Attention

Advance Notice: Bessemer will be retired at the end of the day on Friday 31st October 2025.

News - 2025-08-01

Hello everyone! We are finally past the solstice and as the days slowly get shorter I am always reminded of a snippet of Stephanie Laird’s poem “Midsummer Eve” :

“And as the wheel turns to shorter days,
May well-being be yours in the coming phase.”

This month’s newsletter details:

  • Advanced notice of Bessemer decommissioning

  • Revamped tutorial-style Parallel Computing Docs

  • Outcomes of the Stanage maintenance period

  • Summer training courses and opportunities

  • Update on unexpected job failures

Bessemer Decommissioning

Our Bessemer cluster is planned to be decommissioned on Friday 31st October 2025. Bessemer has been in service for over 6 years and has served us well, but it is now time to retire it. To prepares for this, we are asking all users to:

  • Transfer all relevant/needed data/files/models (in /home & /fastdata) to Stanage. Bessemer /home & /fastdata areas will become inaccessible post 31st October 2025

  • Confirm that the software you currently use on Bessemer is available on Stanage (do not assume it is) - if it’s not then you need to advise us as soon as possible so we can look into getting it installed on Stanage. You can check if the software available on Stanage by running module spider <SOFTWARE_NAME> on Stanage or by looking at the HPC documentation . If you need new software installed, please raise a ticket via research-it@sheffield.ac.uk.

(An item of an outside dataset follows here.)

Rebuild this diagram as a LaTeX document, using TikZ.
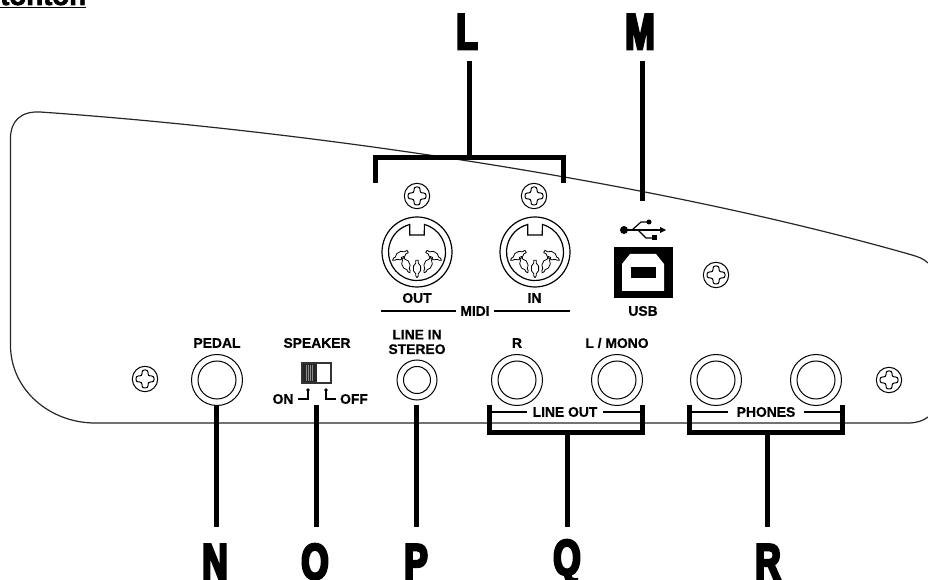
\documentclass[tikz,border=0pt]{standalone}
\usepackage{fontspec}
\setmainfont{Liberation Sans}
\newfontfamily\heavy[FakeStretch=0.7,FakeBold=5]{Liberation Sans Bold}
\newfontfamily\lbl[FakeBold=0.5]{Liberation Sans Bold}
\newfontfamily\headf[FakeBold=2.5]{Liberation Sans Bold}
\tikzset{
  outline/.style={draw=black!85,line width=0.9pt},
  leader/.style={draw=black,line width=3.75pt},
  fine/.style={draw=black,line width=0.75pt},
  rule/.style={draw=black,line width=1.3pt},
  letter/.style={font=\heavy\fontsize{37.7}{37.7}\selectfont,inner sep=0pt,text=black,anchor=base},
  tag/.style={font=\lbl\fontsize{10.4}{10.9}\selectfont,inner sep=0pt,align=center,text=black},
  pics/screw/.style={code={
    \draw[fine] (0,0) circle (12.7);
    \draw[fine,rounded corners=1.8pt] (-3,-9) -- (3,-9) -- (3,-3) -- (9,-3) -- (9,3) -- (3,3) -- (3,9) -- (-3,9) -- (-3,3) -- (-9,3) -- (-9,-3) -- (-3,-3) -- cycle;
  }},
  pics/jack/.style={code={
    \draw[fine] (0,0) circle (25.5);
    \draw[fine] (0,0) circle (19);
  }},
  pics/smalljack/.style={code={
    \draw[fine] (0,0) circle (20);
    \draw[fine] (0,0) circle (13.5);
  }},
  din pin/.style={line width=0.6pt,line join=round},
  pics/din/.style={code={
    \draw[line width=0.9pt] (0,0) circle (35);
    \draw[line width=0.9pt] (7.4,-27.5) arc (-75:255:28.5) -- (-7.3,-17) -- (7.3,-17) -- cycle;
    \foreach \px/\py/\rot in {-16.7/3.7/-60,-11/12.7/25,0/16.7/0,11/12.7/-25,16.7/3.7/60}{
      \begin{scope}[shift={(\px,\py)},rotate=\rot]
        \draw[din pin] (-1.3,-8.5) -- (1.3,-8.5) -- (1.3,-5.5) -- (3.6,-2.5) -- (3.6,2) -- (1.3,5) -- (1.3,7) -- (0,9) -- (-1.3,7) -- (-1.3,5) -- (-3.6,2) -- (-3.6,-2.5) -- (-1.3,-5.5) -- cycle;
      \end{scope}
    }
  }}
}
\begin{document}
\begin{tikzpicture}[x=0.75pt,y=-0.75pt]
\useasboundingbox (0,0) rectangle (928,580);
% cut-off heading
\node[font=\headf\fontsize{20.7}{20.7}\selectfont,anchor=base west,inner sep=0pt] (head) at (0,5) {tonton};
\fill (0,6.7) rectangle (86,8.5);
% body outline
\draw[outline] (912,255) .. controls (650,180) and (300,130) .. (40,112) .. controls (20,111) and (10.5,122) .. (10.5,138) -- (10.5,345) .. controls (10.5,390) and (50,423) .. (95,423) -- (908,423) .. controls (916,423) and (923,421) .. (928,417);
\draw[outline] (912,255) .. controls (919,257) and (924,259) .. (928,263);
% letters
\node[letter] (L) at (467,49) {L};
\node[letter] (M) at (640,49) {M};
\node[letter] (N) at (215,579) {N};
\node[letter] (O) at (315,579) {O};
\node[letter] (P) at (416,579) {P};
\node[letter] (Q) at (567,575) {Q};
\node[letter] (R) at (768,579) {R};
% leader ends
\coordinate (Ltop) at (469,61);
\coordinate (Ljoin) at (469,157.5);
\coordinate (Lleft) at (375.5,183);
\coordinate (Lright) at (563.5,183);
\coordinate (Mtop) at (642,61);
\coordinate (Mend) at (642,201);
\coordinate (Nend) at (216,405);
\coordinate (Nlow) at (216,527);
\coordinate (Oend) at (316,405);
\coordinate (Olow) at (316,527);
\coordinate (Pend) at (416.5,405);
\coordinate (Plow) at (416.5,527);
\coordinate (Qlow) at (567,527);
\coordinate (Qjoin) at (567,432.5);
\coordinate (Qleft) at (489.5,405);
\coordinate (Qright) at (642.5,405);
\coordinate (Rlow) at (767,527);
\coordinate (Rjoin) at (767,432.5);
\coordinate (Rleft) at (689.5,405);
\coordinate (Rright) at (842.5,405);
% leaders
\draw[leader] (Ltop) -- (Ljoin);
\draw[leader,line join=miter] (Lleft) |- (Ljoin) -| (Lright);
\draw[leader] (Mtop) -- (Mend);
\draw[leader] (Nend) -- (Nlow);
\draw[leader] (Oend) -- (Olow);
\draw[leader] (Pend) -- (Plow);
\draw[leader] (Qlow) -- (Qjoin);
\draw[leader,line join=miter] (Qleft) |- (Qjoin) -| (Qright);
\draw[leader] (Rlow) -- (Rjoin);
\draw[leader,line join=miter] (Rleft) |- (Rjoin) -| (Rright);
% screws
\pic at (417,196) {screw};
\pic at (534,196) {screw};
\pic at (716,275) {screw};
\pic at (145,379) {screw};
\pic at (889,380) {screw};
% jacks
\pic at (217,380) {jack};
\pic at (517,380) {jack};
\pic at (617,380) {jack};
\pic at (716,380) {jack};
\pic at (816,380) {jack};
\pic at (417,380) {smalljack};
% MIDI
\pic at (417,252) {din};
\pic at (535,252) {din};
\node[tag] (out) at (417,298) {OUT};
\node[tag] (in) at (534.5,298) {IN};
\node[tag] (midi) at (475,311) {MIDI};
\coordinate (mL) at (381,311);
\coordinate (mR) at (570,311);
\draw[rule] (mL) -- ([xshift=-3pt]midi.west);
\draw[rule] ([xshift=3pt]midi.east) -- (mR);
% USB
\fill[black] (614,247) rectangle (673,298);
\fill[white] (622,291) -- (622,264) -- (630,254) -- (656,254) -- (664,264) -- (664,291) -- cycle;
\fill[black] (631,267) rectangle (656,278);
\fill[black] (624,230) circle (4);
\draw[line width=0.9pt] (624,230) -- (662,230);
\fill[black] (660,227) -- (666,230) -- (660,233) -- cycle;
\draw[line width=0.9pt] (632,230) -- (641,222) -- (649,222);
\fill[black] (649,222) circle (2.5);
\draw[line width=0.9pt] (638,230) -- (646,238) -- (654,238);
\fill[black] (652,235.5) rectangle (657,240.5);
\node[tag] (usb) at (643,311) {USB};
% labels
\node[tag] (pedal) at (217,343) {PEDAL};
\node[tag] (speaker) at (317,343) {SPEAKER};
\node[tag] (linein) at (417,342) {LINE IN\\STEREO};
\node[tag] (r) at (517,343) {R};
\node[tag] (lmono) at (617,343) {L / MONO};
\node[tag] (lineout) at (565,412) {LINE OUT};
\node[tag] (phones) at (766,412) {PHONES};
\coordinate (loL) at (490,412);
\coordinate (loR) at (642,412);
\coordinate (phL) at (690,412);
\coordinate (phR) at (842,412);
\draw[rule] (loL) -- ([xshift=-4pt]lineout.west);
\draw[rule] ([xshift=4pt]lineout.east) -- (loR);
\draw[rule] (phL) -- ([xshift=-6pt]phones.west);
\draw[rule] ([xshift=6pt]phones.east) -- (phR);
% speaker switch
\fill[black!85] (302,363) rectangle (317,383);
\foreach \sx in {306,308,310,312}{\draw[black!45,line width=0.5pt] (\sx,365) -- (\sx,381);}
\draw[line width=0.9pt,draw=black!80] (302,363) rectangle (331,383);
\node[tag] (on) at (283,399) {ON};
\node[tag] (off) at (354,399) {OFF};
\coordinate (onDot) at (308,390);
\coordinate (offDot) at (326,390);
\fill (onDot) circle (1.8);
\fill (offDot) circle (1.8);
\draw[line width=0.8pt] (onDot) |- ([xshift=3pt]on.east);
\draw[line width=0.8pt] (offDot) |- ([xshift=-3pt]off.west);
\end{tikzpicture}
\end{document}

  • Test your workloads on Stanage

  • Request your Research Storage (/shared) to be mounted on Stanage (if you have not already done so). You will also need to confirm that your /shared areas do not have any sensitive information stored. Please raise a ticket to request this & confirm that you do not have sensitive data stored there

Warning

Shared areas are only available on Stanage _login_ nodes, NOT worker nodes as they are on Bessemer. You will need to amend your workflows to take this change into account.

In the meantime, please do not hesitate to reach out if you have any questions or concerns. Remember, the earlier you migrate to Stanage, the less stressful it will be to you and the HPC support team in October.

Revamped Parallel Computing Docs

We have made several updates to the Parallel Computing documentation to improve clarity and usability. Key changes include:

  • Embarrassingly Parallel: Job arrays and simple parallel strategies

  • Shared Memory Parallelism: OpenMP and multi-threading

  • MPI for Multi-node and Parallel Jobs: distributed memory jobs across nodes

  • GPU Computing: harnessing GPU acceleration with Slurm and CUDA

These updates are designed to help users better understand and utilise the parallel computing capabilities of our HPC systems. We encourage all users to review the updated documentation at Parallel Computing Docs.

We’d really appreciate your feedback - please get in touch via mailto:research-it@sheffield.ac.uk.

Upcoming Training

Below are our key research computing training dates for August and the rest of this semester. You can register for these courses and more at MyDevelopment .

Warning

For our taught postgraduate users who don’t have access to MyDevelopment, please email us at mailto:researchcomputing@sheffield.ac.uk with the course you want to register for, and we should be able to help you.

  • 21/08/2025 - High-Performance Computing. This course will cover the basics of using the HPC cluster, including job submission, file management, and basic parallel programming concepts.

Below are some training from our third party collaborators:

EPCC, who provide the ARCHER2 HPC service, are running the following training session:

The N8 Centre of Excellence in Computationally Intensive Research, are running the following in person training session:

Update following the recent Stanage maintenance

From the 30th June to the 7th July 2025, Stanage was taken offline for a planned maintenance period. During this time, we successfully completed the following:

  • Upgrade the Slurm job scheduler to version 24.05.8.

  • Expanded the home directory area as it was getting full (Please note that the 50GB quota limit on /home will remain in place).

  • Upgraded drivers and firmware for the nodes and GPUs.

We were unfortunately unable to address the ongoing Omni-Path-related issues during this maintenance window and our investigations into these are continuing.

We would like to thank you for your patience during this period and apologise for any inconvenience caused. We are pleased to report that the upgrade went smoothly and Stanage is now back online with improved performance and stability.

Unexpected job failures

For information, there is currently an issue on Stanage where jobs can fail due to hardware/driver issues. This is still under investigation and IT Services are working with a hardware vendor to determine the root cause.

When this issue occurs worker nodes can either unexpectedly reboot or the network interface used for Lustre filesystem (/mnt/parscratch) traffic and for MPI inter-process communications can become unavailable.

At present there is a strong correlation between occurrences of the issue and certain types of predominantly jobs that use MPI for inter-process communication but are single-node jobs so shared memory segments are used for efficient data transfers between processes, but reliably reproducing the problem has been non-trivial.

We will keep users informed of progress in resolving this issue.